Re: REGEX Explanation

>>>>> "AA" == Anirban Adhikary <anirban.adhikary [at] gmail.com> writes:

AA> my $x = '12abc34bf5';
AA> [at] num = split /(a|b)+/, $x;
AA> print "NUM= [at] num\n";
AA> NUM=12 b c34 b f5

AA> Does it mean split the string ,here separaters are 'a' or 'b'(one or
AA> more occurance because of + metacharacter).
AA> If it matches from left i.e. a comes before b in the $x then why I am
AA> getting 'b' as the 4th element in [at] num?

this is somewhat tricky and covers several things. this one liner shows
the same result.

perl -le '($x) = "xabc" =~ /(a|b)+/; print $x'
b

that is matching the 'a' and because of + then matching the 'b'. but the
grab only grabs the last of the alternations to match so it returns
'b'. the alternation is matching but it can't grab more than one of the
choices so you get the last one.

the same thing is happening in the split. you have parens around the
delimiter so the grab will be returned in the list. the same logic
happens and 'a' is matched and then 'b' is and 'b' is the final
delimiter and that is returned.

AA> changing the split statement produces same result why?
AA> my [at] num = split /(b|a)+/, $x
AA> print "NUM= [at] num\n";
AA> OUTPUT:
AA> NUM=12 b c34 b f5

AA> also I need the explanation of the output because. I cant understand
AA> that if split function splits the string based on separater 'a' then I
AA> should get bc34bf5 as second element.

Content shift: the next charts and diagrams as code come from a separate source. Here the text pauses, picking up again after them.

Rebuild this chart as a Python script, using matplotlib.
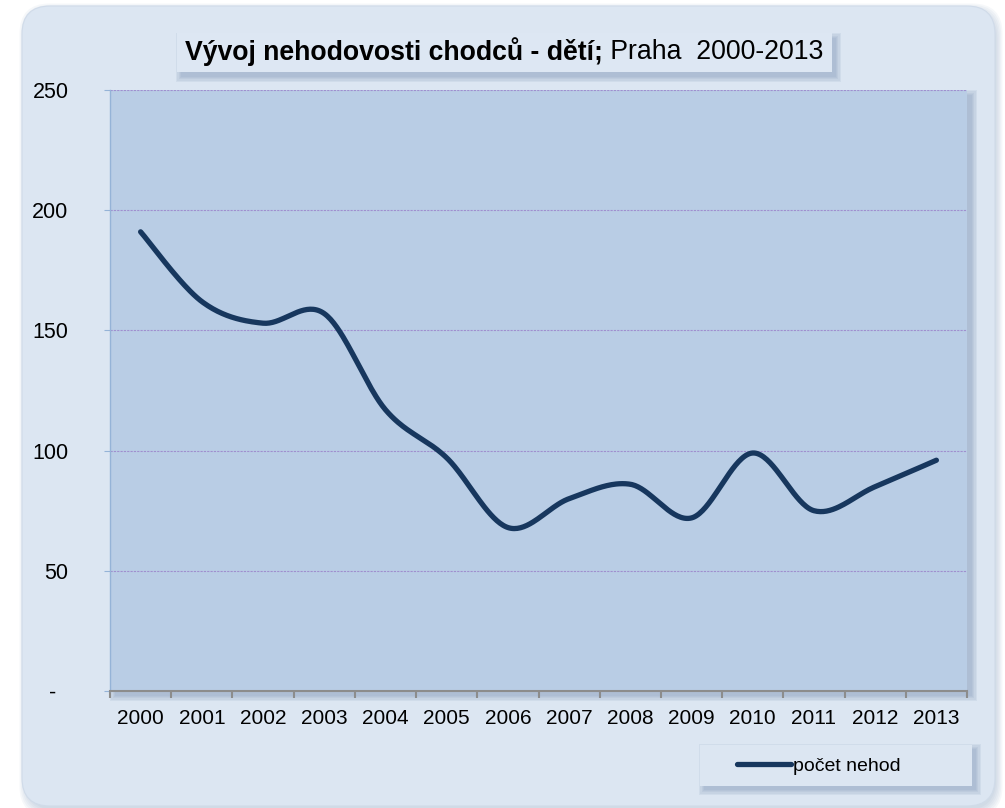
import numpy as np
import matplotlib.pyplot as plt
from matplotlib.patches import FancyBboxPatch, Rectangle

plt.rcParams['font.family'] = ['Liberation Sans', 'DejaVu Sans']

# Data
years = ['2000', '2001', '2002', '2003', '2004', '2005', '2006',
         '2007', '2008', '2009', '2010', '2011', '2012', '2013']
nehody = [191, 162, 153, 157, 117, 97, 68, 80, 86, 72, 99, 75, 85, 96]
series_name = 'počet nehod'
title_bold = 'Vývoj nehodovosti chodců - dětí;'
title_rest = ' Praha  2000-2013'
y_ticks = [0, 50, 100, 150, 200, 250]
y_labels = ['-  ', '50', '100', '150', '200', '250']

W, H = 1005, 808
fig = plt.figure(figsize=(W / 100, H / 100), dpi=100)
fig.patch.set_facecolor('white')


def fx(x):
    return x / W


def fy(y):
    return 1 - y / H


def shadow(x0, y0, x1, y1, dx=4, dy=4, layers=5, color='#7f97b8'):
    for i in range(layers):
        g = i * 1.2
        fig.patches.append(Rectangle((fx(x0 + dx - g), fy(y1 + dy + g)),
                                     (x1 - x0 + 2 * g) / W, (y1 - y0 + 2 * g) / H,
                                     transform=fig.transFigure, facecolor=color,
                                     edgecolor='none', alpha=0.12, zorder=0.5))


# outer panel with rounded corners and shadow
for i in range(6):
    g = i * 1.3
    fig.patches.append(FancyBboxPatch((fx(26 - g), fy(810 + g)), (970 + 2 * g) / W, (800 + 2 * g) / H,
                                      boxstyle='round,pad=0,rounding_size=0.03',
                                      transform=fig.transFigure, facecolor='#8fa6c6',
                                      edgecolor='none', alpha=0.08, zorder=0.1,
                                      mutation_aspect=W / H))
fig.patches.append(FancyBboxPatch((fx(22), fy(806)), 973 / W, 800 / H,
                                  boxstyle='round,pad=0,rounding_size=0.028',
                                  transform=fig.transFigure, facecolor='#dce6f2',
                                  edgecolor='#d0dbe9', linewidth=0.8, zorder=0.2,
                                  mutation_aspect=W / H))

# plot area shadow
shadow(110, 90, 967, 691, dx=5, dy=5)

ax = fig.add_axes([fx(110), fy(691), (967 - 110) / W, (691 - 90) / H])
ax.set_facecolor('#b9cde5')
ax.set_zorder(2)

# smoothed line (Excel-like Bezier through the points)
x = np.arange(len(nehody), dtype=float)
y = np.array(nehody, dtype=float)
xs, ys = [], []
t = np.linspace(0, 1, 40)
for i in range(len(x) - 1):
    p0 = np.array([x[max(i - 1, 0)], y[max(i - 1, 0)]])
    p1 = np.array([x[i], y[i]])
    p2 = np.array([x[i + 1], y[i + 1]])
    p3 = np.array([x[min(i + 2, len(x) - 1)], y[min(i + 2, len(x) - 1)]])
    c1 = p1 + (p2 - p0) / 6
    c2 = p2 - (p3 - p1) / 6
    pts = ((1 - t)[:, None] ** 3 * p1 + 3 * ((1 - t) ** 2 * t)[:, None] * c1
           + 3 * ((1 - t) * t ** 2)[:, None] * c2 + (t ** 3)[:, None] * p2)
    xs.extend(pts[:, 0])
    ys.extend(pts[:, 1])
line, = ax.plot(xs, ys, color='#17375e', linewidth=3.8, solid_capstyle='round',
                solid_joinstyle='round', label=series_name, zorder=3)

ax.set_xlim(-0.5, len(years) - 0.5)
ax.set_ylim(0, 250)

# y axis
ax.set_yticks(y_ticks)
ax.set_yticklabels(y_labels)
ax.yaxis.grid(True, color='#a08fcf', linestyle=(0, (2, 1)), linewidth=0.8)
ax.set_axisbelow(True)
ax.tick_params(axis='y', length=4.3, width=0.8, color='#95b3d7', labelsize=15.5,
               pad=25.5, labelcolor='black')
for lbl in ax.get_yticklabels():
    lbl.set_horizontalalignment('right')

# x axis
ax.set_xticks(x)
ax.set_xticklabels(years)
ax.set_xticks(np.arange(-0.5, len(years), 1.0), minor=True)
ax.tick_params(axis='x', which='major', length=0, labelsize=15, pad=13)
ax.tick_params(axis='x', which='minor', length=5, width=1.5, color='#8c8c8c')

for s in ['top', 'right']:
    ax.spines[s].set_visible(False)
ax.spines['left'].set_color('#95b3d7')
ax.spines['left'].set_linewidth(1.0)
ax.spines['bottom'].set_color('#8c8c8c')
ax.spines['bottom'].set_linewidth(1.5)

# title box
shadow(177, 33, 832, 72, dx=4, dy=5)
fig.patches.append(Rectangle((fx(177), fy(72)), (832 - 177) / W, 39 / H,
                             transform=fig.transFigure, facecolor='#dde7f3',
                             edgecolor='none', zorder=1))
t1 = fig.text(fx(185), fy(52), title_bold, fontsize=19.2, fontweight='bold',
              ha='left', va='center', zorder=3)
fig.canvas.draw()
bb = t1.get_window_extent(renderer=fig.canvas.get_renderer())
fig.text(bb.x1 / W, fy(52), title_rest, fontsize=19.2, ha='left', va='center', zorder=3)

# legend box
shadow(700, 745, 972, 786, dx=4, dy=4)
fig.patches.append(Rectangle((fx(700), fy(786)), 272 / W, 41 / H,
                             transform=fig.transFigure, facecolor='#dce6f2',
                             edgecolor='none', zorder=1))
leg = fig.legend(handles=[line], loc='center left', bbox_to_anchor=(fx(737), fy(766)),
                 frameon=False, fontsize=14, handlelength=2.8, handletextpad=0.1,
                 borderpad=0, borderaxespad=0)

fig.savefig('out.png', dpi=100, facecolor=fig.get_facecolor())
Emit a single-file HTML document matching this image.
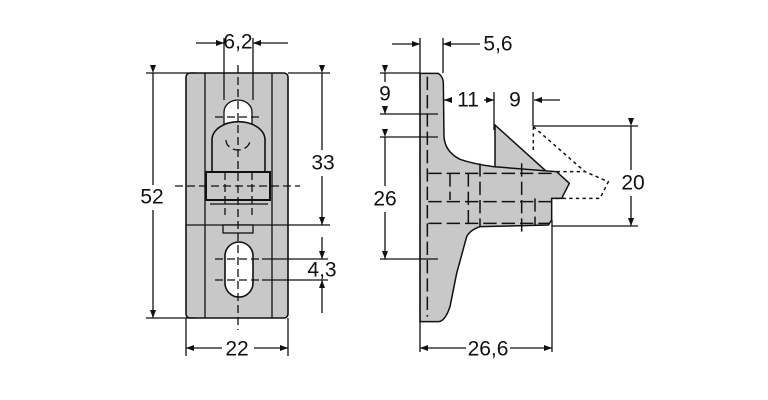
<!DOCTYPE html>
<html><head><meta charset="utf-8"><style>
html,body{margin:0;padding:0;background:#fff;width:768px;height:400px;overflow:hidden}
svg{display:block}
text{font-family:"Liberation Sans",sans-serif;font-size:21px;fill:#111;text-anchor:middle;dominant-baseline:central}
</style></head><body>
<svg width="768" height="400" viewBox="0 0 768 400">
<defs>
<marker id="a" markerWidth="8" markerHeight="6" refX="8" refY="3" orient="auto" markerUnits="userSpaceOnUse"><path d="M0,0L8,3L0,6z" fill="#111"/></marker>
</defs>
<g stroke="#111" stroke-width="1.3" fill="none">
<!-- LEFT VIEW -->
<rect x="186" y="73" width="102" height="245" rx="4" fill="#c8c8c8" stroke-width="1.6"/>
<line x1="205" y1="73" x2="205" y2="318"/><line x1="272" y1="73" x2="272" y2="318"/>
<line x1="186" y1="225" x2="288" y2="225"/>
<path d="M224,124V112A14,12 0 0 1 252,112V124Z" fill="#fff"/>
<path d="M212,172V140A26,18 0 0 1 265,140V172Z" fill="#c8c8c8" stroke-width="1.6"/>
<rect x="206" y="172" width="64" height="28" fill="#c8c8c8" stroke-width="2"/>
<line x1="210" y1="204" x2="268" y2="204"/>
<rect x="223" y="225" width="30" height="8" fill="#c8c8c8"/>
<rect x="225" y="242" width="28" height="55" rx="14" fill="#fff" stroke-width="1.6"/>
<g stroke-dasharray="8,4">
<line x1="238" y1="65" x2="238" y2="330"/>
<line x1="175" y1="186" x2="300" y2="186"/>
<line x1="215" y1="117" x2="262" y2="117"/>
<line x1="215" y1="259" x2="262" y2="259"/><line x1="215" y1="280" x2="262" y2="280"/>
<path d="M226,140A12,10 0 0 0 250,140"/>
<line x1="225" y1="172" x2="225" y2="215"/><line x1="252" y1="172" x2="252" y2="215"/>
</g>
<!-- left dims -->
<line x1="146" y1="73" x2="196" y2="73"/><line x1="146" y1="318" x2="196" y2="318"/>
<line x1="153" y1="73" x2="153" y2="185" marker-start="url(#a)"/><line x1="153" y1="210" x2="153" y2="318" marker-end="url(#a)"/>
<line x1="288" y1="73" x2="330" y2="73"/><line x1="288" y1="225" x2="330" y2="225"/>
<line x1="322" y1="73" x2="322" y2="150" marker-start="url(#a)"/><line x1="322" y1="176" x2="322" y2="225" marker-end="url(#a)"/>
<line x1="262" y1="259" x2="328" y2="259"/><line x1="262" y1="280" x2="328" y2="280"/>
<line x1="322" y1="237" x2="322" y2="259" marker-end="url(#a)"/><line x1="322" y1="313" x2="322" y2="280" marker-end="url(#a)"/>
<line x1="186" y1="318" x2="186" y2="356"/><line x1="288" y1="318" x2="288" y2="356"/>
<line x1="222" y1="348" x2="186" y2="348" marker-end="url(#a)"/><line x1="254" y1="348" x2="288" y2="348" marker-end="url(#a)"/>
<line x1="224" y1="38" x2="224" y2="100"/><line x1="253" y1="38" x2="253" y2="100"/>
<line x1="196" y1="43" x2="224" y2="43" marker-end="url(#a)"/><line x1="288" y1="43" x2="253" y2="43" marker-end="url(#a)"/>
<!-- RIGHT VIEW -->
<g transform="translate(370,20) scale(0.33333)" stroke-width="4.5">
<path d="M375,315L530,455L375,445Z" fill="#c8c8c8"/>
<path d="M150,160L205,160Q220,170 220,190L222,350Q225,395 270,418Q310,432 370,440L560,455L598,490L575,535L545,535L545,600L535,615L330,620Q300,630 290,650L260,760L240,860Q225,905 205,905L150,905Z" fill="#c8c8c8"/>
<g stroke-dasharray="10,10">
<path d="M490,320V395M490,320L645,455L715,485L690,535L545,535M560,455L645,455"/>
</g>
<g stroke-dasharray="40,15">
<path d="M172,170V890M175,460H545M175,545H545M175,610H540M240,460V540M295,460V610M330,430V620M455,430V640M495,535V615"/>
</g>
</g>
<!-- right dims -->
<line x1="420" y1="38" x2="420" y2="352"/>
<line x1="443" y1="38" x2="443" y2="73"/>
<line x1="392" y1="44" x2="420" y2="44" marker-end="url(#a)"/><line x1="480" y1="44" x2="443" y2="44" marker-end="url(#a)"/>
<line x1="380" y1="73" x2="420" y2="73"/><line x1="380" y1="114" x2="438" y2="114"/>
<line x1="385" y1="73" x2="385" y2="82" marker-start="url(#a)"/><line x1="385" y1="106" x2="385" y2="114" marker-end="url(#a)"/>
<line x1="380" y1="137" x2="438" y2="137"/><line x1="380" y1="259" x2="438" y2="259"/>
<line x1="385" y1="137" x2="385" y2="186" marker-start="url(#a)"/><line x1="385" y1="212" x2="385" y2="259" marker-end="url(#a)"/>
<line x1="452" y1="100" x2="444" y2="100" marker-end="url(#a)"/><line x1="484" y1="100" x2="494" y2="100" marker-end="url(#a)"/>
<line x1="494" y1="92" x2="494" y2="130"/>
<line x1="533" y1="92" x2="533" y2="126"/>
<line x1="560" y1="100" x2="534" y2="100" marker-end="url(#a)"/>
<line x1="533" y1="126" x2="638" y2="126"/><line x1="552" y1="226" x2="638" y2="226"/>
<line x1="631" y1="126" x2="631" y2="170" marker-start="url(#a)"/><line x1="631" y1="196" x2="631" y2="226" marker-end="url(#a)"/>
<line x1="552" y1="220" x2="552" y2="352"/>
<line x1="466" y1="348" x2="420" y2="348" marker-end="url(#a)"/><line x1="510" y1="348" x2="552" y2="348" marker-end="url(#a)"/>
</g>
<text x="238" y="42">6,2</text>
<text x="152" y="197">52</text>
<text x="323" y="163">33</text>
<text x="322" y="270">4,3</text>
<text x="237" y="349">22</text>
<text x="498" y="44">5,6</text>
<text x="385" y="94">9</text>
<text x="385" y="199">26</text>
<text x="468" y="100">11</text>
<text x="515" y="100">9</text>
<text x="633" y="183">20</text>
<text x="488" y="349">26,6</text>
</svg>
</body></html>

it splits on the thing inside the parens which matches 'b' last since it
occurs after 'a' in the string. the last thing matched is grabbed and
returned.

AA> But the non capturing grouping works as fine and I can understand it easily.

AA> my $x = '12abc34bf5';
AA> [at] num = split /(?:a|b)+/, $x;
AA> print "NUM= [at] num\n";

since nothing is grabbed, you get the split you want. the act of
grabbing can only grab 'a' OR 'b' but not a string of 'a's and 'b's. you
need to use a char class for that like [ab]+.

this is how alternation works with grabbing.

uri

--
Uri Guttman ------ uri [at] stemsystems.com -------- http://www.sysarch.com --
----- Perl Code Review , Architecture, Development, Training, Support ------
--------- Gourmet Hot Cocoa Mix ---- http://bestfriendscocoa.com ---------

--
To unsubscribe, e-mail: beginners-unsubscribe [at] perl.org
For additional commands, e-mail: beginners-help [at] perl.org
http://learn.perl.org/
Uri Guttman [ Fr, 08 April 2011 09:31 ] [ ID #2057794 ]

Re: REGEX Explanation

sure......................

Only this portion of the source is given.